[Do this]
Give back the lines exactly, from the first one to the line with "18, 19, 20]", both ends included.

START

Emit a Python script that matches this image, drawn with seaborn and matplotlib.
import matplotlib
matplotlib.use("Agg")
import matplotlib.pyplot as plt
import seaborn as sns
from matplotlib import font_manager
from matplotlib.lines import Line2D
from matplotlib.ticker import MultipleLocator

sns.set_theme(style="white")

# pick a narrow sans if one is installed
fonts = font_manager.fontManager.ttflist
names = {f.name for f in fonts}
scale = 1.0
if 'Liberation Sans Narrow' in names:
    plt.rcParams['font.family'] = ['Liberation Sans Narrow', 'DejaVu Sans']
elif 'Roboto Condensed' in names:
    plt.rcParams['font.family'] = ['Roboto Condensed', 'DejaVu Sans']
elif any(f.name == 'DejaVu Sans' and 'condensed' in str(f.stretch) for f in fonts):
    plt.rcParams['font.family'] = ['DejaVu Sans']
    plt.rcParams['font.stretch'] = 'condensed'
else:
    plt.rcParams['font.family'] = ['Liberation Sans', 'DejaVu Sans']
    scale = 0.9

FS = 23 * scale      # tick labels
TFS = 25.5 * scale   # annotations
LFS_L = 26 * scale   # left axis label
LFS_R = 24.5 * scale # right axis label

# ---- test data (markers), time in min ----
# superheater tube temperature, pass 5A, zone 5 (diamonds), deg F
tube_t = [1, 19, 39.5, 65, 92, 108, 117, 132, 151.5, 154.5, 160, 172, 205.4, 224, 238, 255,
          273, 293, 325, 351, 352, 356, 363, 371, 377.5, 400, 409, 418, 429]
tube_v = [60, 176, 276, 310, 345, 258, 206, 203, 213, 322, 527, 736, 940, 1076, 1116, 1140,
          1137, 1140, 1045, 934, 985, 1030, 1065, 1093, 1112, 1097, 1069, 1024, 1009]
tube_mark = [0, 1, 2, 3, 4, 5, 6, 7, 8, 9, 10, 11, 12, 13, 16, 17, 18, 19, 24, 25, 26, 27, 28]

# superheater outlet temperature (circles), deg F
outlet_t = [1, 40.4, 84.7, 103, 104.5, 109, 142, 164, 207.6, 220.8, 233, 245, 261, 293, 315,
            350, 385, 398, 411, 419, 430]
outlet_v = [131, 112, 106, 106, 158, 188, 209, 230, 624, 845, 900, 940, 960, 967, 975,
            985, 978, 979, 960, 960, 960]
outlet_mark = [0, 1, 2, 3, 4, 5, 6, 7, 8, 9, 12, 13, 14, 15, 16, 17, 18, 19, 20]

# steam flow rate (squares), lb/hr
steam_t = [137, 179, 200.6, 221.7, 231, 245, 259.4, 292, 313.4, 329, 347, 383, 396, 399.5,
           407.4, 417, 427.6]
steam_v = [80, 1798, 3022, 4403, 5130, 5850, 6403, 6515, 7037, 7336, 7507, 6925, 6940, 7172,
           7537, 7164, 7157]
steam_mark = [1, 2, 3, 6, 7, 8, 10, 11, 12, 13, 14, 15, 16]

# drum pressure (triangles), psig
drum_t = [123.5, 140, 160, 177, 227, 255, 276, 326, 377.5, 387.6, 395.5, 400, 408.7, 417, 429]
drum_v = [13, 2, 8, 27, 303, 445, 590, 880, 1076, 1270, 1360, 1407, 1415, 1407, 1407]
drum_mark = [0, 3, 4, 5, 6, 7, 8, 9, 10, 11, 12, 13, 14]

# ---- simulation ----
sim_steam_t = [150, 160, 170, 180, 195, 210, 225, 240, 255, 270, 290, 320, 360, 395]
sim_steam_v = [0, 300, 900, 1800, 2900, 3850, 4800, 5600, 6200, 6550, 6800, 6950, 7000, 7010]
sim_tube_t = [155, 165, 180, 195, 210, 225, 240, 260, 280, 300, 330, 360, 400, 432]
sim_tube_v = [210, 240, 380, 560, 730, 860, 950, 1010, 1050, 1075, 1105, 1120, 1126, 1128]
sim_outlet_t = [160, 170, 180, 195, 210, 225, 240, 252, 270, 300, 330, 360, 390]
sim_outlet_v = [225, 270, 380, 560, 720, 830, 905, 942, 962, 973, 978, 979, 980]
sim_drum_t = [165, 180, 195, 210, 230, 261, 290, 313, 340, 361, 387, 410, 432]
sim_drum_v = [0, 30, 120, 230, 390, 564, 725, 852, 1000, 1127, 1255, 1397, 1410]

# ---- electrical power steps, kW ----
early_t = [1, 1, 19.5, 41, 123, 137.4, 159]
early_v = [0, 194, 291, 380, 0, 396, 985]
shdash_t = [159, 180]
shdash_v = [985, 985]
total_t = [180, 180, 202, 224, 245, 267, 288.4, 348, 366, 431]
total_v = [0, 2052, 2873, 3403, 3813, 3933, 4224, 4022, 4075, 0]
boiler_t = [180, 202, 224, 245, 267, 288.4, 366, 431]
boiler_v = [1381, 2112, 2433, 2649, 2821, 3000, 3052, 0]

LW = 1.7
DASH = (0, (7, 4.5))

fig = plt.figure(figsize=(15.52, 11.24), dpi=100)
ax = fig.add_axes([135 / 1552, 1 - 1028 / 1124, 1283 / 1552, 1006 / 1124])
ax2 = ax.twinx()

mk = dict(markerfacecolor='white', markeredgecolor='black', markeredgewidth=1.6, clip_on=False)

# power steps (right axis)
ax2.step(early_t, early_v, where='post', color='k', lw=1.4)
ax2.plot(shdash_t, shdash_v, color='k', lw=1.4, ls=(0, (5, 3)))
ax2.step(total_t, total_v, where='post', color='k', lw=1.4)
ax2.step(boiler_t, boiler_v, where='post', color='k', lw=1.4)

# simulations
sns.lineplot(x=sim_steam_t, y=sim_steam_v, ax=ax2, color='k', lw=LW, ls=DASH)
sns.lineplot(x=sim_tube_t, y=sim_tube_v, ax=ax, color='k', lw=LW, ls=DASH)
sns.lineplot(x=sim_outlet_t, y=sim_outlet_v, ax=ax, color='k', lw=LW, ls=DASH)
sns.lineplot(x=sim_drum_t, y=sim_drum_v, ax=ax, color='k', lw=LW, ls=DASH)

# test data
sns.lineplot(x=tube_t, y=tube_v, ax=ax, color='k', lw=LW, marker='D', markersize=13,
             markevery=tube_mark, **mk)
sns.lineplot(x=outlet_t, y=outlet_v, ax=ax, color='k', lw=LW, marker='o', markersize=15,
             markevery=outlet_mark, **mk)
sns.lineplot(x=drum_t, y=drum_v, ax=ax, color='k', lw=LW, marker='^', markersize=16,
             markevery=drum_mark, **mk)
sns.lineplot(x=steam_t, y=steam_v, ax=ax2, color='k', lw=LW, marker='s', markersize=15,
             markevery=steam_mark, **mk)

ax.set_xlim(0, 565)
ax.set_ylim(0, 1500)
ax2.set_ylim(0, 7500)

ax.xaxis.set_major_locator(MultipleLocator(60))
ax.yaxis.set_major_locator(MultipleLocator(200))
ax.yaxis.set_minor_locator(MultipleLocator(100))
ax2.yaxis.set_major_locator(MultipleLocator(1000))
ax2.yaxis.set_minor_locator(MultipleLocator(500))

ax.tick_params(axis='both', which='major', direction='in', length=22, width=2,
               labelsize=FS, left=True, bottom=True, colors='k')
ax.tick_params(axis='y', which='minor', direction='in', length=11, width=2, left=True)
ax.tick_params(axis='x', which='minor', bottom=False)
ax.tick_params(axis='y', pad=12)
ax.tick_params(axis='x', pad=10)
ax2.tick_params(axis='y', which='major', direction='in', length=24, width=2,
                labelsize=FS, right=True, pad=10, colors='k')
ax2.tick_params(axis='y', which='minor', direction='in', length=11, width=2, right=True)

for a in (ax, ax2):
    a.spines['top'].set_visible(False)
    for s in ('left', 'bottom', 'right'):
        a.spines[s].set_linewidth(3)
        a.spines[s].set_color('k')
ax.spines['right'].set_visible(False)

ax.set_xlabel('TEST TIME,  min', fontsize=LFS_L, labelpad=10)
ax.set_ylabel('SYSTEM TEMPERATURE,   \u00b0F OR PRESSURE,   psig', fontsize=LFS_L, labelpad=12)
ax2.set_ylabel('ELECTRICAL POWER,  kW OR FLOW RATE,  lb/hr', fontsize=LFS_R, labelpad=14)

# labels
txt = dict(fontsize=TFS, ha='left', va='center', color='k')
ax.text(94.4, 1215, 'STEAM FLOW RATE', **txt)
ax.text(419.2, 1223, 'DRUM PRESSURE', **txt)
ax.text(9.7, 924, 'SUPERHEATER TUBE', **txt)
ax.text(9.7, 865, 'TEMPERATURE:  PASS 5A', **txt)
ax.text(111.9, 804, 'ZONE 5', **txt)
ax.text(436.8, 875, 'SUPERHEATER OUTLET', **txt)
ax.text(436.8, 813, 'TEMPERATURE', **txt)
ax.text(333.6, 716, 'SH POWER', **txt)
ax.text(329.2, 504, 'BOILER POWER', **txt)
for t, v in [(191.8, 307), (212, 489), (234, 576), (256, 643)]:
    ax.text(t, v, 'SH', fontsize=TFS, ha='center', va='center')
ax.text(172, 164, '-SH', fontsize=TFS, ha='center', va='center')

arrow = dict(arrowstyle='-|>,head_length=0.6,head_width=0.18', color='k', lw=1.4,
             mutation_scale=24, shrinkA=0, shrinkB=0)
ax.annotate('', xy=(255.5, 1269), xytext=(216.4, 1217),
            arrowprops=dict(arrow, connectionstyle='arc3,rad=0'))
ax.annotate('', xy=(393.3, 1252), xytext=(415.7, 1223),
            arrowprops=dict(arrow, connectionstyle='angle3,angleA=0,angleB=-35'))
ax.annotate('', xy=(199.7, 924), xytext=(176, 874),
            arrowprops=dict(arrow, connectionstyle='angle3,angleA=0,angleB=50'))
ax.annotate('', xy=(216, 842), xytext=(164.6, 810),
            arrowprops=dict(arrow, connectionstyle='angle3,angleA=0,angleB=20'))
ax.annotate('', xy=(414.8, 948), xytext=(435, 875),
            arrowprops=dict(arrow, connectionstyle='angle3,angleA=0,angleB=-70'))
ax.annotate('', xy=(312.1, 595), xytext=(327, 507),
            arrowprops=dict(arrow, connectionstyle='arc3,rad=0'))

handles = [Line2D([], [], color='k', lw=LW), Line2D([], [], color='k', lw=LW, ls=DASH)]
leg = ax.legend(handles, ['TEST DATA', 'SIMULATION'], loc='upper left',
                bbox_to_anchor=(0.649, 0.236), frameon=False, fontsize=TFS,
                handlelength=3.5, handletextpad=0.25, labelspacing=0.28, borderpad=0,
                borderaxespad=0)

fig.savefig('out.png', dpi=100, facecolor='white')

END

[Correct answer]
Emit a Python script that matches this image, drawn with seaborn and matplotlib.
import matplotlib
matplotlib.use("Agg")
import matplotlib.pyplot as plt
import seaborn as sns
from matplotlib import font_manager
from matplotlib.lines import Line2D
from matplotlib.ticker import MultipleLocator

sns.set_theme(style="white")

# pick a narrow sans if one is installed
fonts = font_manager.fontManager.ttflist
names = {f.name for f in fonts}
scale = 1.0
if 'Liberation Sans Narrow' in names:
    plt.rcParams['font.family'] = ['Liberation Sans Narrow', 'DejaVu Sans']
elif 'Roboto Condensed' in names:
    plt.rcParams['font.family'] = ['Roboto Condensed', 'DejaVu Sans']
elif any(f.name == 'DejaVu Sans' and 'condensed' in str(f.stretch) for f in fonts):
    plt.rcParams['font.family'] = ['DejaVu Sans']
    plt.rcParams['font.stretch'] = 'condensed'
else:
    plt.rcParams['font.family'] = ['Liberation Sans', 'DejaVu Sans']
    scale = 0.9

FS = 23 * scale      # tick labels
TFS = 25.5 * scale   # annotations
LFS_L = 26 * scale   # left axis label
LFS_R = 24.5 * scale # right axis label

# ---- test data (markers), time in min ----
# superheater tube temperature, pass 5A, zone 5 (diamonds), deg F
tube_t = [1, 19, 39.5, 65, 92, 108, 117, 132, 151.5, 154.5, 160, 172, 205.4, 224, 238, 255,
          273, 293, 325, 351, 352, 356, 363, 371, 377.5, 400, 409, 418, 429]
tube_v = [60, 176, 276, 310, 345, 258, 206, 203, 213, 322, 527, 736, 940, 1076, 1116, 1140,
          1137, 1140, 1045, 934, 985, 1030, 1065, 1093, 1112, 1097, 1069, 1024, 1009]
tube_mark = [0, 1, 2, 3, 4, 5, 6, 7, 8, 9, 10, 11, 12, 13, 16, 17, 18, 19, 24, 25, 26, 27, 28]

# superheater outlet temperature (circles), deg F
outlet_t = [1, 40.4, 84.7, 103, 104.5, 109, 142, 164, 207.6, 220.8, 233, 245, 261, 293, 315,
            350, 385, 398, 411, 419, 430]
outlet_v = [131, 112, 106, 106, 158, 188, 209, 230, 624, 845, 900, 940, 960, 967, 975,
            985, 978, 979, 960, 960, 960]
outlet_mark = [0, 1, 2, 3, 4, 5, 6, 7, 8, 9, 12, 13, 14, 15, 16, 17, 18, 19, 20]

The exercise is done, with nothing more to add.